Why an Apple TV Set Will be Good for the Market

Once cell phones moved beyond alpha-numeric displays to high information content displays, they very rapidly evolved from being just a device to make phone calls to an interactive link between the cell phone user and the world. TV sets were, by nature, high information content. Although there have been improvements in the image quality, there have been scant developments in TV usage models that are native to the set itself. All of the development has been in the form of attachments to the set, leaving it as just a display. A priori, I would have expected video cameras to have been built into TV sets before being included in notebook or cell phone platforms. Much of the reason for this is the extreme cost competitiveness in the TV business. It is difficult to charge for anything added to the platform as the business is a constant phyrric battle for marketshare. As I have noted elsewhere, for the first 40 years of color TV set sales in the US, the average price never moved from $400. The average size did not change much either. Consumers were taught to expect every innovation and every improvement for free. This changed in the conversion to HDTV, but average prices paid have been gradually inching their way back down to $400.

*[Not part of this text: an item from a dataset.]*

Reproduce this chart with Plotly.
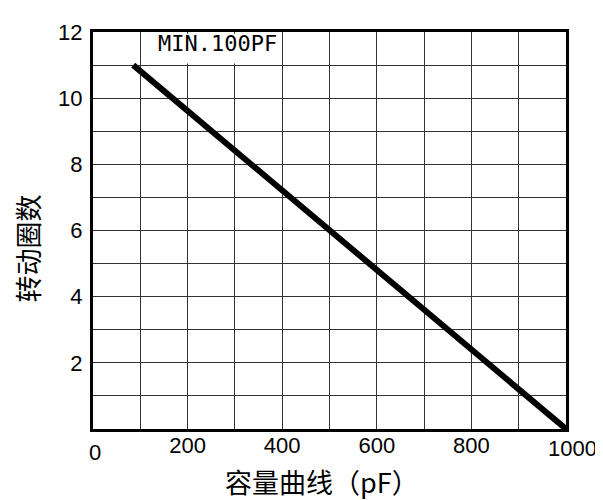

Part of the blame has to also go with the platform's orientation around traditional content providers. This orientation is the answer to the question asked by the Washington Post, "so who is killing TV Innovation?" Apple's entry will spark a round of genuine innovation. More importantly, Apple will most probably charge for their innovations rather than give them away for marketshare. Presumably, this will give cover to other brands to also start charging for their innovations.

Ahead of Apple's entry, the incumbents are stepping up their own innovations. The connected TV idea (again attachment focused) has given way to "Smart TV". Vizio has introduced its Cinema-Wide TVs with aspect ratios that match theatrical display. Although much of TV promotion is based on published specs, features that the consumer can see always have more impact than features the consumer only reads about. When not in use showing a cinema-scope movie the extra acreage on the side of the TV screen can be put to use providing interactive or control features. This is much the same concern prompting the preference for 16:10 vs 16:9 for computing devices. The extra screen area provides for control functions without cropping the 16:9 broadcast image.

The image above is a relief of a battle between the Roman and Germanic Armies.